‘Star Wars: The Last Jedi’ fails to excite despite excellent presentation

Illustration by Elaine Yang
Staff Illustrator 

3/5 stars

The Star Wars franchise has ridden a bumpy road. From the excellence of A New Hope and The Empire Strikes Back to the utter failure of Attack of the Clones and The Phantom Menace, the series has been all over the place in terms of quality. Yet never before has a Star Wars film been neither strikingly good or laughably bad.

The Last Jedi is the culmination of mediocrity. It is a film that runs for far too long, is plagued by actors far too good for the script, and which fails to achieve the tenuous balance between drama and comedy. Yet The Last Jedi isn’t as terrible as the worst of the Star Wars canon.
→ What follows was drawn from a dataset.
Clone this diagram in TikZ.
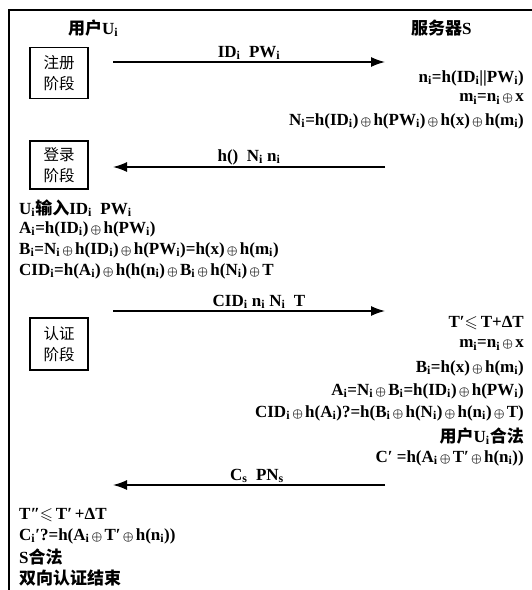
\documentclass[tikz,border=0pt]{standalone}
\usepackage{fontspec}
\usepackage{amssymb}
\setmainfont{Liberation Serif}
\newfontfamily\cjk{Noto Sans CJK SC}
\usetikzlibrary{arrows.meta}
\newcommand\sbs[1]{\textsubscript{#1}}
\newcommand\xo{\hspace{2.2pt}{\fontsize{13}{13}\selectfont$\oplus$}\hspace{2.2pt}}
\begin{document}
\begin{tikzpicture}[x=1pt,y=-1pt,
  every node/.style={font=\fontsize{17}{20}\selectfont\bfseries\boldmath, inner sep=0pt},
  frame/.style={line width=1.6pt},
  phase/.style={draw, line width=1.6pt, minimum width=58pt, minimum height=51pt, align=center, font=\fontsize{15.5}{21}\selectfont\cjk},
  msg/.style={line width=1.4pt, -{Latex[length=14pt,width=10pt]}},
  lbl/.style={above, inner sep=1.5pt},
  srv/.style={anchor=east},
  usr/.style={anchor=west}]
\useasboundingbox (0,0) rectangle (532,590);
\draw[frame] (532,10) -- (9,10) -- (9,590);
% headers
\node[anchor=west] (user) at (68,28) {{\cjk 用户}U\sbs{i}};
\node[anchor=west] (server) at (411,28) {{\cjk 服务器}S};
% phase boxes
\node[phase] (reg) at (59,73) {注册\\阶段};
\node[phase, minimum height=48pt] (login) at (59,165) {登录\\阶段};
\node[phase, minimum height=52pt] (auth) at (59,344) {认证\\阶段};
% arrow 1
\coordinate (a1s) at (113,62);
\coordinate (a1e) at (385,62);
\draw[msg] (a1s) -- node[lbl] {ID\sbs{i}\ \ PW\sbs{i}} (a1e);
\node[srv] (s1) at (524,78) {n\sbs{i}=h(ID\sbs{i}||PW\sbs{i})};
\node[srv] (s2) at (524,99) {m\sbs{i}=n\sbs{i}\xo x};
\node[srv] (s3) at (524,121) {N\sbs{i}=h(ID\sbs{i})\xo h(PW\sbs{i})\xo h(x)\xo h(m\sbs{i})};
% arrow 2
\coordinate (a2s) at (385,167);
\coordinate (a2e) at (113,167);
\draw[msg] (a2s) -- node[lbl] {h()\ \ N\sbs{i} n\sbs{i}} (a2e);
\node[usr] (u1) at (19,208) {U\sbs{i}{\cjk 输入}ID\sbs{i}\ \ PW\sbs{i}};
\node[usr] (u2) at (19,229) {A\sbs{i}=h(ID\sbs{i})\xo h(PW\sbs{i})};
\node[usr] (u3) at (19,250) {B\sbs{i}=N\sbs{i}\xo h(ID\sbs{i})\xo h(PW\sbs{i})=h(x)\xo h(m\sbs{i})};
\node[usr] (u4) at (19,271) {CID\sbs{i}=h(A\sbs{i})\xo h(h(n\sbs{i})\xo B\sbs{i}\xo h(N\sbs{i})\xo T};
% arrow 3
\coordinate (a3s) at (113,311);
\coordinate (a3e) at (385,311);
\draw[msg] (a3s) -- node[lbl, xshift=10pt] {CID\sbs{i}\ n\sbs{i}\ N\sbs{i}\ \ T} (a3e);
\node[srv] (s4) at (524,323) {T′$\leqslant$\,T+ΔT};
\node[srv] (s5) at (524,345) {m\sbs{i}=n\sbs{i}\xo x};
\node[srv] (s6) at (524,368) {B\sbs{i}=h(x)\xo h(m\sbs{i})};
\node[srv] (s7) at (524,391) {A\sbs{i}=N\sbs{i}\xo B\sbs{i}=h(ID\sbs{i})\xo h(PW\sbs{i})};
\node[srv] (s8) at (524,413) {CID\sbs{i}\xo h(A\sbs{i})?=h(B\sbs{i}\xo h(N\sbs{i})\xo h(n\sbs{i})\xo T)};
\node[srv] (s9) at (524,436) {{\cjk 用户}U\sbs{i}{\cjk 合法}};
\node[srv] (s10) at (524,458) {C′\ =h(A\sbs{i}\xo T′\xo h(n\sbs{i}))};
% arrow 4
\coordinate (a4s) at (385,485);
\coordinate (a4e) at (113,485);
\draw[msg] (a4s) -- node[lbl, xshift=8pt] {C\sbs{s}\ \ PN\sbs{s}} (a4e);
\node[usr] (u5) at (19,515) {T″$\leqslant$\,T′\,+ΔT};
\node[usr] (u6) at (19,536) {C\sbs{i}′?=h(A\sbs{i}\xo T′\xo h(n\sbs{i}))};
\node[usr] (u7) at (19,557) {S{\cjk 合法}};
\node[usr] (u8) at (19,578) {\cjk 双向认证结束};
\end{tikzpicture}
\end{document}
The film has consistently entertaining and well-executed performances, gorgeous visual effects, a score by the always perfect John Williams, and it may even remind audiences of the excellence of its forebears.

The Last Jedi picks up immediately after the end of The Force Awakens, with Rey (Daisy Ridley) arriving at the hidden planetary hamlet inhabited by the self-exiled Luke Skywalker (Mark Hamill.) Meanwhile, the remainders of the Resistance Fleet are on the run from the pursuing forces of The First Order and the menacing Supreme Leader Snoke (Andy Serkis) and his apprentice Kylo Ren (Adam Driver).
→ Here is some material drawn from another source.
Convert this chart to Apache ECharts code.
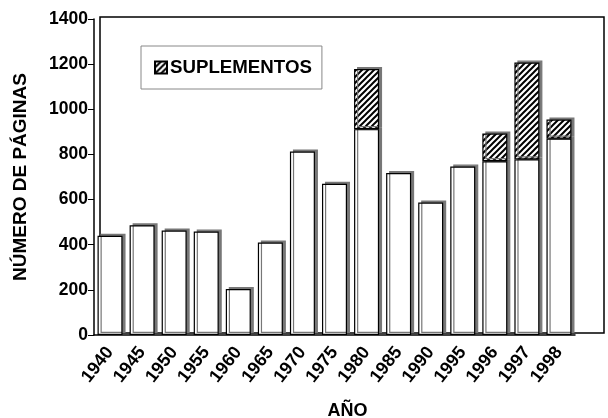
<!DOCTYPE html>
<html lang="es">
<head>
    <meta charset="UTF-8">
    <title>Número de páginas</title>
    <script src="https://cdn.jsdelivr.net/npm/echarts@6/dist/echarts.min.js"></script>
    <style>
        html, body { margin: 0; padding: 0; background: #fff; }
        #chart { width: 608px; height: 418px; }
    </style>
</head>
<body>
<div id="chart"></div>
<script type="text/javascript">
    // datos
    var anos = ['1940','1945','1950','1955','1960','1965','1970','1975','1980','1985','1990','1995','1996','1997','1998'];
    var paginas = [440, 486, 463, 458, 204, 410, 813, 670, 912, 718, 587, 746, 770, 778, 870];
    var suplementos = [0, 0, 0, 0, 0, 0, 0, 0, 266, 0, 0, 0, 123, 429, 85];
    var yTicks = [0, 200, 400, 600, 800, 1000, 1200, 1400];

    var FONT = 'Liberation Sans, Arial, sans-serif';

    // patron rayado para los suplementos
    function hatch() {
        var c = document.createElement('canvas');
        c.width = 6; c.height = 6;
        var g = c.getContext('2d');
        g.fillStyle = '#fff';
        g.fillRect(0, 0, 6, 6);
        g.strokeStyle = '#000';
        g.lineWidth = 2;
        g.beginPath();
        g.moveTo(0, 6); g.lineTo(6, 0);
        g.moveTo(-3, 3); g.lineTo(3, -3);
        g.moveTo(3, 9); g.lineTo(9, 3);
        g.stroke();
        return c;
    }
    var rayado = { image: hatch(), repeat: 'repeat' };

    var sombra = { shadowColor: '#777', shadowOffsetX: 3, shadowOffsetY: -2, shadowBlur: 0 };

    var option = {
        animation: false,
        backgroundColor: '#fff',
        textStyle: { fontFamily: FONT },
        legend: {
            data: ['SUPLEMENTOS'],
            left: 141, top: 46,
            padding: [12, 10, 12, 13],
            backgroundColor: '#fff',
            borderColor: '#888',
            borderWidth: 1,
            itemWidth: 12, itemHeight: 12,
            icon: 'rect',
            itemGap: 4,
            selectedMode: false,
            textStyle: { fontFamily: FONT, fontWeight: 'bold', fontSize: 18.7, color: '#000', padding: [0, 0, 0, -2] }
        },
        grid: [
            { left: 94, right: 33, top: 19, bottom: 83, outerBoundsMode: 'none', containLabel: false },
            { left: 100, right: 4, top: 17, bottom: 85, outerBoundsMode: 'none', show: true, borderColor: '#000', borderWidth: 1.5, z: 0 }
        ],
        xAxis: [
            {
                type: 'category',
                gridIndex: 0,
                data: anos,
                name: 'AÑO',
                nameLocation: 'middle',
                nameGap: 67,
                nameTextStyle: { fontFamily: FONT, fontWeight: 'bold', fontSize: 18, color: '#000', padding: [0, 0, 0, 26] },
                axisLine: { lineStyle: { color: '#000', width: 1.5 } },
                axisTick: { length: 6, lineStyle: { color: '#000' } },
                axisLabel: { interval: 0, rotate: 52, margin: 14, fontFamily: FONT, fontWeight: 'bold', fontSize: 18, color: '#000' }
            },
            { type: 'value', gridIndex: 1, show: false }
        ],
        yAxis: [
            {
                type: 'value',
                gridIndex: 0,
                min: yTicks[0],
                max: yTicks[yTicks.length - 1],
                interval: 200,
                name: 'NÚMERO DE PÁGINAS',
                nameLocation: 'middle',
                nameGap: 64,
                nameTextStyle: { fontFamily: FONT, fontWeight: 'bold', fontSize: 19, color: '#000' },
                axisLine: { show: true, lineStyle: { color: '#000', width: 1.5 } },
                axisTick: { show: true, length: 6, lineStyle: { color: '#000' } },
                axisLabel: {
                    margin: 6, fontFamily: FONT, fontWeight: 'bold', fontSize: 17.5, color: '#000',
                    formatter: function (v) { return String(v); }
                },
                splitLine: { show: false }
            },
            { type: 'value', gridIndex: 1, show: false }
        ],
        series: [
            {
                name: 'PÁGINAS',
                type: 'bar',
                stack: 'total',
                barCategoryGap: '22%',
                data: paginas,
                itemStyle: Object.assign({ color: '#fff', borderColor: '#000', borderWidth: 1.2 }, sombra)
            },
            {
                name: 'SUPLEMENTOS',
                type: 'bar',
                stack: 'total',
                data: suplementos.map(function (v) { return v || null; }),
                itemStyle: Object.assign({ color: rayado, borderColor: '#000', borderWidth: 1.2 }, sombra)
            }
        ]
    };

    var myChart = echarts.init(document.getElementById('chart'), null, { renderer: 'canvas' });
    myChart.setOption(option);
</script>
</body>
</html>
What becomes immediately obvious about The Last Jedi is that it seeks to recapture near perfect The Empire Strikes Back. The plots both follow a fleeing and weakening rebellion, the main character in both seeks the tutelage of a hermit master, and we finally get to learn about a certain character’s heritage. Yet The Last Jedi fails to understand how Empire’s high quality emerged from its sense of palpable dread and suspense: Luke and the Rebels were losing and hard, they were being pursued by a force leagues stronger and better equipped, and the audience knew it. The Last Jedi not only lacks any sort sense of danger (The audience is always painfully aware that the lead cast will never actually come to harm), it also fails to understand pacing. The Last Jedi is two and a half hours, and you will feel it. The story constantly cuts back between Rey’s Jedi training and the Resistance Fleet on the run, yet the languid pacing of the latter slows the movie down to a crawl. Nearly twenty minutes are spent in search of a character who turns out to be a poor man’s Lando Calrissian and simultaneously developing a romance that feels forced and an entire subplot about another character with a name you’ll forget after the credits roll.
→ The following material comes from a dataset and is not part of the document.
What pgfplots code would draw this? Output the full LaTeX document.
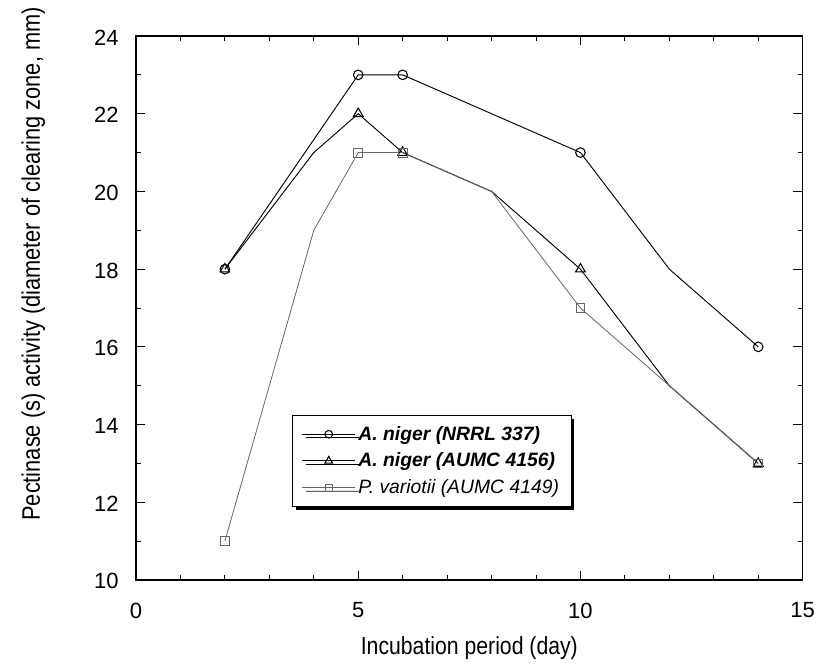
\documentclass[border=0pt]{standalone}
\usepackage{pgfplots}
\pgfplotsset{compat=1.18}
\usetikzlibrary{shadows}
\usepackage{fontspec}
\setmainfont{Liberation Sans}
\newfontfamily\narrow[FakeStretch=0.86]{Liberation Sans}

\begin{document}
\begin{tikzpicture}
\begin{axis}[
  name=ax,
  scale only axis,
  width=500pt, height=408pt,
  xmin=0, xmax=15, ymin=10, ymax=24,
  xtick={0,5,10,15}, minor x tick num=4,
  ytick={10,12,...,24}, minor y tick num=1,
  tick align=inside,
  major tick length=7pt, minor tick length=3.5pt,
  tick style={black, line width=0.7pt},
  axis line style={line width=0.8pt},
  /pgf/number format/assume math mode=true,
  ticklabel style={font=\fontsize{16.5}{18}\selectfont},
  xticklabel style={yshift=-13.5pt},
  yticklabel style={xshift=-9.5pt, yshift=-1pt},
  xlabel={\narrow Incubation period (day)},
  ylabel={\narrow Pectinase (s) activity (diameter of clearing zone, mm)},
  label style={font=\fontsize{18.5}{20}\selectfont},
  xlabel style={at={(axis description cs:0.5,-0.125)}, anchor=center},
  ylabel style={at={(axis description cs:-0.154,0.581)}, anchor=center,
    font=\fontsize{19}{21}\selectfont},
  legend style={at={(axis description cs:0.234,0.303)}, anchor=north west,
    draw=black, line width=0.6pt, fill=white,
    font=\fontsize{14.5}{16}\selectfont\itshape,
    row sep=4pt, inner xsep=7pt, inner ysep=6pt,
    drop shadow={shadow xshift=2.5pt, shadow yshift=-2.5pt, fill=black, opacity=1}},
  legend cell align=left,
  legend image code/.code={
    \draw[#1,mark=none] (0cm,0cm) -- (1.4cm,0cm);
    \draw[#1,mark indices={1},every mark/.append style={scale=0.8}] plot coordinates {(0.7cm,0cm)};},
]
\addplot[black, line width=0.7pt, mark=o, mark size=3.6pt, mark options={fill=white, line width=0.8pt},
  mark indices={1,2,3,5,7}] coordinates {
  (2,18) (5,23) (6,23) (8,22) (10,21) (12,18) (14,16)
};
\addlegendentry{\bfseries A. niger (NRRL 337)}
\addplot[black, line width=0.7pt, mark=triangle, mark size=4.2pt, mark options={fill=white, line width=0.8pt},
  mark indices={1,3,4,6,8}] coordinates {
  (2,18) (4,21) (5,22) (6,21) (8,20) (10,18) (12,15) (14,13)
};
\addlegendentry{\bfseries A. niger (AUMC 4156)}
\addplot[gray!80!black, line width=0.6pt, mark=square, mark size=3.3pt, mark options={fill=white, line width=0.7pt},
  mark indices={1,3,4,6,8}] coordinates {
  (2,11) (4,19) (5,21) (6,21) (8,20) (10,17) (12,15) (14,13)
};
\addlegendentry{P. variotii (AUMC 4149)}
\end{axis}
\pgfresetboundingbox
\path[use as bounding box] ([xshift=-102pt,yshift=-65.25pt]ax.south west) rectangle ([xshift=13pt,yshift=27pt]ax.north east);
\end{tikzpicture}
\end{document}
However, most of the issues of the Resistance portion of The Last Jedi are tempered by both the traditionally magnificent technical work of the Star Wars series and the Jedi-side part of the story. Mark Hamill’s reprise as Luke Skywalker is a potent performance that reminds audiences of what Star Wars is capable of, and his chemistry with Daisy Ridley’s Rey is immediate and fun to watch. While it doesn’t exactly recapture the magic of Empire’s training sequence with Yoda, The Last Jedi at least succeeds in creating a well constructed homage.

The Last Jedi is a disappointment. It is a film that has so much good wrapped in presentation, and is uncomfortably average for a Star Wars film.